[Figure scripts]
* * * * * * * * *
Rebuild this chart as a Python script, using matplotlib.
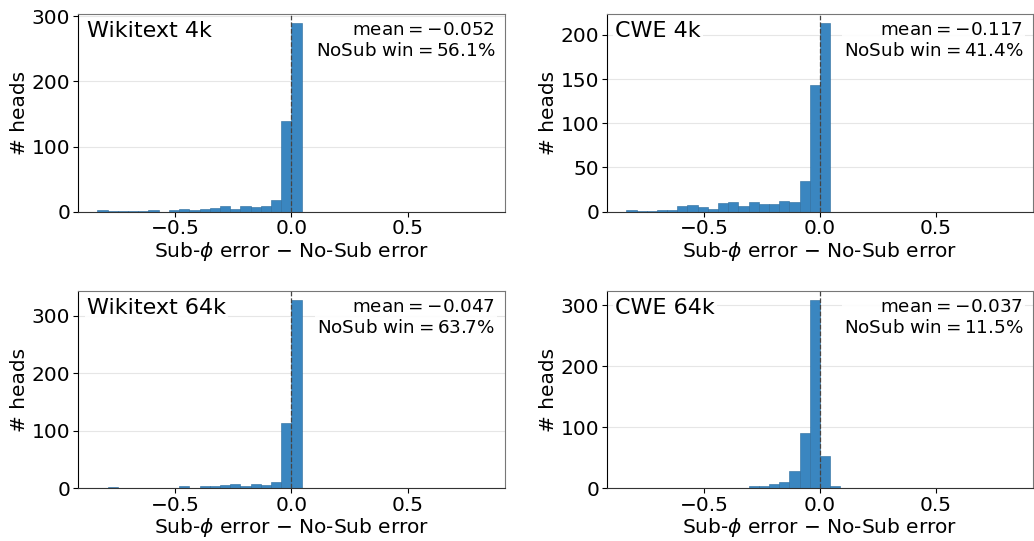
import numpy as np
import matplotlib
matplotlib.use("Agg")
import matplotlib.pyplot as plt
from matplotlib.ticker import MultipleLocator

# -----------------------------
# Data: histogram counts per bin (38 bins, symmetric around 0)
# -----------------------------
edge_max = 0.835
n_bins = 38

wiki4k_counts = [2, 1, 1, 1, 1, 3, 0, 3, 4, 3, 4, 6, 9, 4, 9, 7, 9, 18, 139,
                 289, 0, 0, 0, 0, 0, 0, 0, 0, 0, 0, 0, 0, 0, 0, 0, 0, 0, 0]
cwe4k_counts = [2, 1, 1, 2, 2, 6, 8, 5, 3, 10, 11, 6, 11, 9, 9, 12, 11, 35, 143,
                213, 0, 0, 0, 0, 0, 0, 0, 0, 0, 0, 0, 0, 0, 0, 0, 0, 0, 0]
wiki64k_counts = [1, 3, 0, 1, 1, 1, 1, 0, 4, 0, 4, 4, 6, 7, 4, 7, 6, 11, 114,
                  327, 0, 1, 0, 0, 0, 0, 0, 0, 0, 0, 0, 0, 0, 0, 0, 0, 0, 0]
cwe64k_counts = [0, 0, 0, 0, 0, 0, 0, 0, 1, 1, 1, 1, 3, 4, 7, 10, 29, 91, 308,
                 53, 3, 0, 1, 0, 1, 0, 0, 0, 0, 0, 0, 0, 0, 0, 0, 0, 0, 0]

titles = ["Wikitext 4k", "CWE 4k", "Wikitext 64k", "CWE 64k"]
means = ["-0.052", "-0.117", "-0.047", "-0.037"]
wins = ["56.1", "41.4", "63.7", "11.5"]
y_steps = [100, 50, 100, 100]
x_ticks = [-0.5, 0.0, 0.5]
all_counts = [wiki4k_counts, cwe4k_counts, wiki64k_counts, cwe64k_counts]

edges = np.linspace(-edge_max, edge_max, n_bins + 1)

# -----------------------------
# Figure
# -----------------------------
fig = plt.figure(figsize=(10.34, 5.41), dpi=100)

positions = [
    [0.0754, 0.6087, 0.413, 0.3655],
    [0.587, 0.6087, 0.412, 0.3655],
    [0.0754, 0.0974, 0.413, 0.3647],
    [0.587, 0.0974, 0.412, 0.3647],
]

for pos, counts, title, mean, win, step in zip(positions, all_counts, titles,
                                               means, wins, y_steps):
    ax = fig.add_axes(pos)
    ax.hist(edges[:-1], bins=edges, weights=counts, color="#3a86c0",
            edgecolor="#2a6a9c", linewidth=0.4, zorder=2)
    ax.axvline(0, color="#444444", linestyle="--", linewidth=0.9, zorder=3)

    ax.grid(True, axis="y", color="#e6e6e6", linewidth=0.8, zorder=0)
    ax.set_axisbelow(True)

    ax.spines["top"].set_color("#777777")
    ax.spines["right"].set_color("#777777")
    ax.spines["bottom"].set_color("#333333")

    ax.set_xticks(x_ticks)
    ax.yaxis.set_major_locator(MultipleLocator(step))
    ax.tick_params(labelsize=14.5, length=3.5, pad=2)
    ax.set_xlabel(r"Sub-$\phi$ error $-$ No-Sub error", fontsize=14.5, labelpad=1)
    ax.set_ylabel("# heads", fontsize=14.5, labelpad=2)

    ax.text(0.02, 0.965, title, transform=ax.transAxes, ha="left", va="top",
            fontsize=16, zorder=4,
            bbox=dict(facecolor="white", edgecolor="none", pad=1.5, alpha=0.9))
    ax.text(0.977, 0.965,
            "mean$=" + mean + "$\nNoSub win$=" + win + r"\%$",
            transform=ax.transAxes, ha="right", va="top", fontsize=13.2,
            linespacing=1.2, zorder=4,
            bbox=dict(facecolor="white", edgecolor="none", pad=1.5, alpha=0.9))

plt.savefig("out.png", dpi=100)
plt.close()
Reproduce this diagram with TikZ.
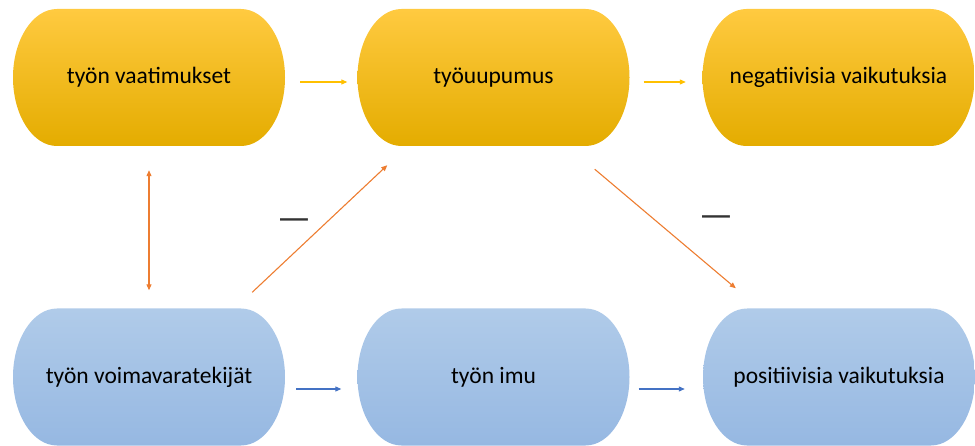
\documentclass[tikz,border=0pt]{standalone}
\usepackage{fontspec}
\setmainfont{Carlito}
\usetikzlibrary{arrows.meta}

\definecolor{GoldTop}{RGB}{255,202,64}
\definecolor{GoldMid}{RGB}{255,192,0}
\definecolor{GoldBot}{RGB}{228,172,0}
\definecolor{BlueTop}{RGB}{176,203,233}
\definecolor{BlueBot}{RGB}{150,184,226}
\definecolor{ArrowGold}{RGB}{255,192,0}
\definecolor{ArrowBlue}{RGB}{68,114,196}
\definecolor{ArrowOrange}{RGB}{237,125,49}

\tikzset{
  boxtext/.style={rectangle, minimum width=272pt, minimum height=137pt, inner sep=0pt,
    font=\fontsize{23.5}{28}\selectfont, text=black},
  gold/.style={top color=GoldTop, middle color=GoldMid, bottom color=GoldBot},
  blue/.style={top color=BlueTop, bottom color=BlueBot},
  flow/.style={-{Triangle[length=6pt,width=5pt]}, line width=1.1pt},
  link/.style={line width=1.1pt, ArrowOrange},
  minus/.style={font=\fontsize{38}{38}\selectfont, text=black!80},
}

% terminator shape: half-ellipse ends, then the named node on top
\newcommand\pillbox[5]{%
  \shade[#4] ({#2-136+44},{#3+68.5}) -- ({#2+136-44},{#3+68.5})
    arc[start angle=90,end angle=-90,x radius=44,y radius=68.5]
    -- ({#2-136+44},{#3-68.5})
    arc[start angle=270,end angle=90,x radius=44,y radius=68.5] -- cycle;
  \node[boxtext] (#1) at (#2,#3) {\raisebox{-3pt}{#5}};
}

\begin{document}
\begin{tikzpicture}[x=1pt,y=1pt]
  \useasboundingbox (0,0) rectangle (975,445);

  % top row
  \pillbox{demands}{149}{367.5}{gold}{työn vaatimukset}
  \pillbox{burnout}{493.5}{367.5}{gold}{työuupumus}
  \pillbox{negative}{838.5}{367.5}{gold}{negatiivisia vaikutuksia}

  % bottom row
  \pillbox{resources}{149}{68}{blue}{työn voimavaratekijät}
  \pillbox{engagement}{493.5}{68}{blue}{työn imu}
  \pillbox{positive}{839}{68}{blue}{positiivisia vaikutuksia}

  % horizontal arrows
  \draw[flow, ArrowGold, shorten <=15pt, shorten >=10pt]
    ([yshift=-4.5pt]demands.east) -- ([yshift=-4.5pt]burnout.west);
  \draw[flow, ArrowGold, shorten <=14pt, shorten >=16.5pt]
    ([yshift=-4.5pt]burnout.east) -- ([yshift=-4.5pt]negative.west);
  \draw[flow, ArrowBlue, shorten <=11pt, shorten >=16pt]
    ([yshift=-12pt]resources.east) -- ([yshift=-12pt]engagement.west);
  \draw[flow, ArrowBlue, shorten <=9pt, shorten >=18pt]
    ([yshift=-12pt]engagement.east) -- ([yshift=-12pt]positive.west);

  % cross links
  \draw[link, {Triangle[length=6pt,width=5pt]}-{Triangle[length=6pt,width=5pt]},
    shorten <=24pt, shorten >=18pt] (demands.south) -- (resources.north);
  \draw[link, -{Triangle[length=6pt,width=5pt]}]
    ([shift={(-33,16)}]resources.north east) -- ([shift={(30,-19)}]burnout.south west);
  \draw[link, -{Triangle[length=6pt,width=5pt]}]
    ([shift={(-35,-23)}]burnout.south east) -- ([shift={(33,20)}]positive.north west);

  % signs
  \node[minus] (minusA) at (294,220.5) {—};
  \node[minus] (minusB) at (716,223.5) {—};
\end{tikzpicture}
\end{document}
* * * * * * * * *
§ **Short exercise**: Repeat all of the records verbatim, leaving out the pictures.

§ **Task result**:
Rebuild this chart as a Python script, using matplotlib.
import numpy as np
import matplotlib
matplotlib.use("Agg")
import matplotlib.pyplot as plt
from matplotlib.ticker import MultipleLocator

# -----------------------------
# Data: histogram counts per bin (38 bins, symmetric around 0)
# -----------------------------
edge_max = 0.835
n_bins = 38

wiki4k_counts = [2, 1, 1, 1, 1, 3, 0, 3, 4, 3, 4, 6, 9, 4, 9, 7, 9, 18, 139,
                 289, 0, 0, 0, 0, 0, 0, 0, 0, 0, 0, 0, 0, 0, 0, 0, 0, 0, 0]
cwe4k_counts = [2, 1, 1, 2, 2, 6, 8, 5, 3, 10, 11, 6, 11, 9, 9, 12, 11, 35, 143,
                213, 0, 0, 0, 0, 0, 0, 0, 0, 0, 0, 0, 0, 0, 0, 0, 0, 0, 0]
wiki64k_counts = [1, 3, 0, 1, 1, 1, 1, 0, 4, 0, 4, 4, 6, 7, 4, 7, 6, 11, 114,
                  327, 0, 1, 0, 0, 0, 0, 0, 0, 0, 0, 0, 0, 0, 0, 0, 0, 0, 0]
cwe64k_counts = [0, 0, 0, 0, 0, 0, 0, 0, 1, 1, 1, 1, 3, 4, 7, 10, 29, 91, 308,
                 53, 3, 0, 1, 0, 1, 0, 0, 0, 0, 0, 0, 0, 0, 0, 0, 0, 0, 0]

titles = ["Wikitext 4k", "CWE 4k", "Wikitext 64k", "CWE 64k"]
means = ["-0.052", "-0.117", "-0.047", "-0.037"]
wins = ["56.1", "41.4", "63.7", "11.5"]
y_steps = [100, 50, 100, 100]
x_ticks = [-0.5, 0.0, 0.5]
all_counts = [wiki4k_counts, cwe4k_counts, wiki64k_counts, cwe64k_counts]

edges = np.linspace(-edge_max, edge_max, n_bins + 1)

# -----------------------------
# Figure
# -----------------------------
fig = plt.figure(figsize=(10.34, 5.41), dpi=100)

positions = [
    [0.0754, 0.6087, 0.413, 0.3655],
    [0.587, 0.6087, 0.412, 0.3655],
    [0.0754, 0.0974, 0.413, 0.3647],
    [0.587, 0.0974, 0.412, 0.3647],
]

for pos, counts, title, mean, win, step in zip(positions, all_counts, titles,
                                               means, wins, y_steps):
    ax = fig.add_axes(pos)
    ax.hist(edges[:-1], bins=edges, weights=counts, color="#3a86c0",
            edgecolor="#2a6a9c", linewidth=0.4, zorder=2)
    ax.axvline(0, color="#444444", linestyle="--", linewidth=0.9, zorder=3)

    ax.grid(True, axis="y", color="#e6e6e6", linewidth=0.8, zorder=0)
    ax.set_axisbelow(True)

    ax.spines["top"].set_color("#777777")
    ax.spines["right"].set_color("#777777")
    ax.spines["bottom"].set_color("#333333")

    ax.set_xticks(x_ticks)
    ax.yaxis.set_major_locator(MultipleLocator(step))
    ax.tick_params(labelsize=14.5, length=3.5, pad=2)
    ax.set_xlabel(r"Sub-$\phi$ error $-$ No-Sub error", fontsize=14.5, labelpad=1)
    ax.set_ylabel("# heads", fontsize=14.5, labelpad=2)

    ax.text(0.02, 0.965, title, transform=ax.transAxes, ha="left", va="top",
            fontsize=16, zorder=4,
            bbox=dict(facecolor="white", edgecolor="none", pad=1.5, alpha=0.9))
    ax.text(0.977, 0.965,
            "mean$=" + mean + "$\nNoSub win$=" + win + r"\%$",
            transform=ax.transAxes, ha="right", va="top", fontsize=13.2,
            linespacing=1.2, zorder=4,
            bbox=dict(facecolor="white", edgecolor="none", pad=1.5, alpha=0.9))

plt.savefig("out.png", dpi=100)
plt.close()
Reproduce this diagram with TikZ.
\documentclass[tikz,border=0pt]{standalone}
\usepackage{fontspec}
\setmainfont{Carlito}
\usetikzlibrary{arrows.meta}

\definecolor{GoldTop}{RGB}{255,202,64}
\definecolor{GoldMid}{RGB}{255,192,0}
\definecolor{GoldBot}{RGB}{228,172,0}
\definecolor{BlueTop}{RGB}{176,203,233}
\definecolor{BlueBot}{RGB}{150,184,226}
\definecolor{ArrowGold}{RGB}{255,192,0}
\definecolor{ArrowBlue}{RGB}{68,114,196}
\definecolor{ArrowOrange}{RGB}{237,125,49}

\tikzset{
  boxtext/.style={rectangle, minimum width=272pt, minimum height=137pt, inner sep=0pt,
    font=\fontsize{23.5}{28}\selectfont, text=black},
  gold/.style={top color=GoldTop, middle color=GoldMid, bottom color=GoldBot},
  blue/.style={top color=BlueTop, bottom color=BlueBot},
  flow/.style={-{Triangle[length=6pt,width=5pt]}, line width=1.1pt},
  link/.style={line width=1.1pt, ArrowOrange},
  minus/.style={font=\fontsize{38}{38}\selectfont, text=black!80},
}

% terminator shape: half-ellipse ends, then the named node on top
\newcommand\pillbox[5]{%
  \shade[#4] ({#2-136+44},{#3+68.5}) -- ({#2+136-44},{#3+68.5})
    arc[start angle=90,end angle=-90,x radius=44,y radius=68.5]
    -- ({#2-136+44},{#3-68.5})
    arc[start angle=270,end angle=90,x radius=44,y radius=68.5] -- cycle;
  \node[boxtext] (#1) at (#2,#3) {\raisebox{-3pt}{#5}};
}

\begin{document}
\begin{tikzpicture}[x=1pt,y=1pt]
  \useasboundingbox (0,0) rectangle (975,445);

  % top row
  \pillbox{demands}{149}{367.5}{gold}{työn vaatimukset}
  \pillbox{burnout}{493.5}{367.5}{gold}{työuupumus}
  \pillbox{negative}{838.5}{367.5}{gold}{negatiivisia vaikutuksia}

  % bottom row
  \pillbox{resources}{149}{68}{blue}{työn voimavaratekijät}
  \pillbox{engagement}{493.5}{68}{blue}{työn imu}
  \pillbox{positive}{839}{68}{blue}{positiivisia vaikutuksia}

  % horizontal arrows
  \draw[flow, ArrowGold, shorten <=15pt, shorten >=10pt]
    ([yshift=-4.5pt]demands.east) -- ([yshift=-4.5pt]burnout.west);
  \draw[flow, ArrowGold, shorten <=14pt, shorten >=16.5pt]
    ([yshift=-4.5pt]burnout.east) -- ([yshift=-4.5pt]negative.west);
  \draw[flow, ArrowBlue, shorten <=11pt, shorten >=16pt]
    ([yshift=-12pt]resources.east) -- ([yshift=-12pt]engagement.west);
  \draw[flow, ArrowBlue, shorten <=9pt, shorten >=18pt]
    ([yshift=-12pt]engagement.east) -- ([yshift=-12pt]positive.west);

  % cross links
  \draw[link, {Triangle[length=6pt,width=5pt]}-{Triangle[length=6pt,width=5pt]},
    shorten <=24pt, shorten >=18pt] (demands.south) -- (resources.north);
  \draw[link, -{Triangle[length=6pt,width=5pt]}]
    ([shift={(-33,16)}]resources.north east) -- ([shift={(30,-19)}]burnout.south west);
  \draw[link, -{Triangle[length=6pt,width=5pt]}]
    ([shift={(-35,-23)}]burnout.south east) -- ([shift={(33,20)}]positive.north west);

  % signs
  \node[minus] (minusA) at (294,220.5) {—};
  \node[minus] (minusB) at (716,223.5) {—};
\end{tikzpicture}
\end{document}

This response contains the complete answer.